EvolvingLMMs-Lab / LongVA

Long Context Transfer from Language to Vision
Apache License 2.0
327 stars 17 forks source link

The Potential Reason of LLaVA-NeXT-Qwen2's Strong Performance #6

Open waxnkw opened 4 months ago

waxnkw commented 4 months ago

Great work! I notice the LLaVA-NeXT-Qwen2 (image model) can achieve a surprising 49.5 Video-MME results. In contrast, the LLaVA-NeXT-Video (Llama3) can only achieve a 30+ Video-MME score (according to https://arxiv.org/pdf/2406.07476 reproduction). The LLaVA-NeXT-Video (Llama3) also cover a normal LLaVA recipe and even with more video data. I am curious that what is the key factor of LLaVA-NeXT-Qwen2's strong performance compared with LLaVA-NeXT-Video (Llama3). Is the main improvement from Qwen2 LLM?

jzhang38 commented 4 months ago

In contrast, the LLaVA-NeXT-Video (Llama3) can only achieve a 30+ Video-MME score

LLaVA-NeXT-Video-7B (https://huggingface.co/lmms-lab/LLaVA-NeXT-Video-7B) is based on Vicuna, not Llama3. In our test, it scores 40+ on Video-MME, see table 2 of our blog: https://lmms-lab.github.io/posts/lmms-eval-0.2/

waxnkw commented 4 months ago

Thanks so much for the response! Also sorry for my mistakes. I see that the result is 41.98 in Table 2. Great result!

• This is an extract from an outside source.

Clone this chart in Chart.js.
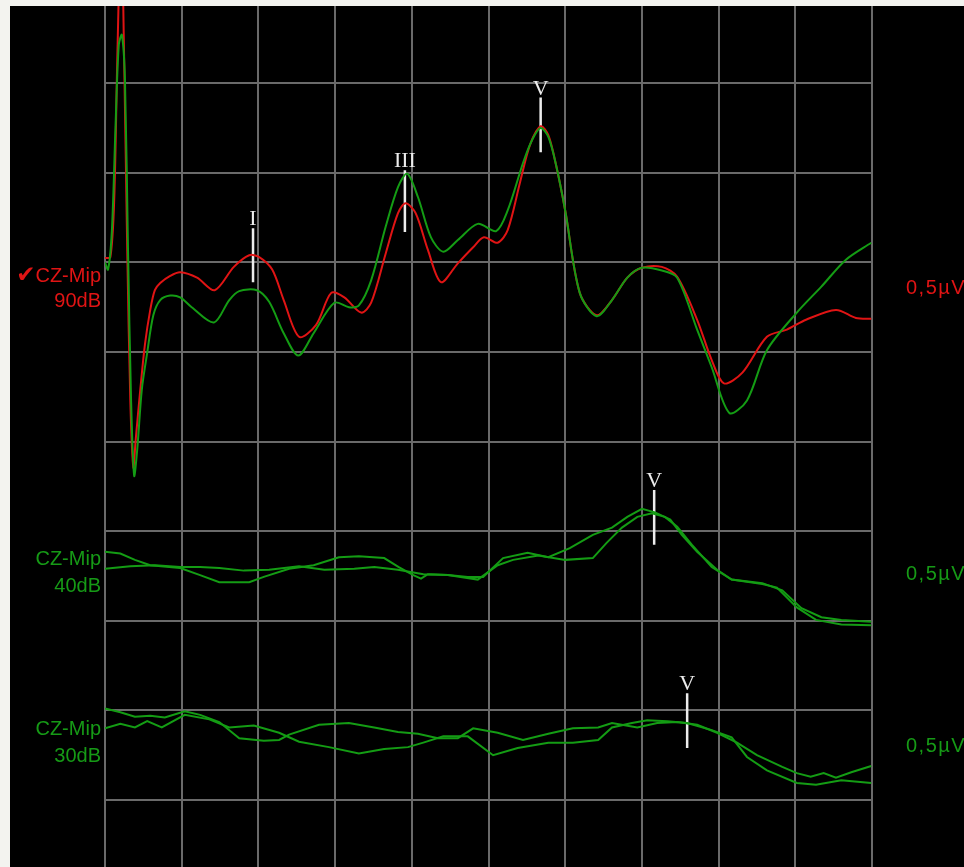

BTW, are there some insights of the improvement from 41.98 (LLaVA-NeXT-Video) to 49.5 (LLaVA-NeXT-Qwen2)?

jzhang38 commented 4 months ago

LLaVA-NeXT: Stronger LLMs Supercharge Multimodal Capabilities in the Wild

https://llava-vl.github.io/blog/2024-05-10-llava-next-stronger-llms/

Hi I believe this blog post is a good read about how better base LM enables stronger multimodal capabilities. I believe Qwen2 is just significantly better than Vicuna-1.5(llama2)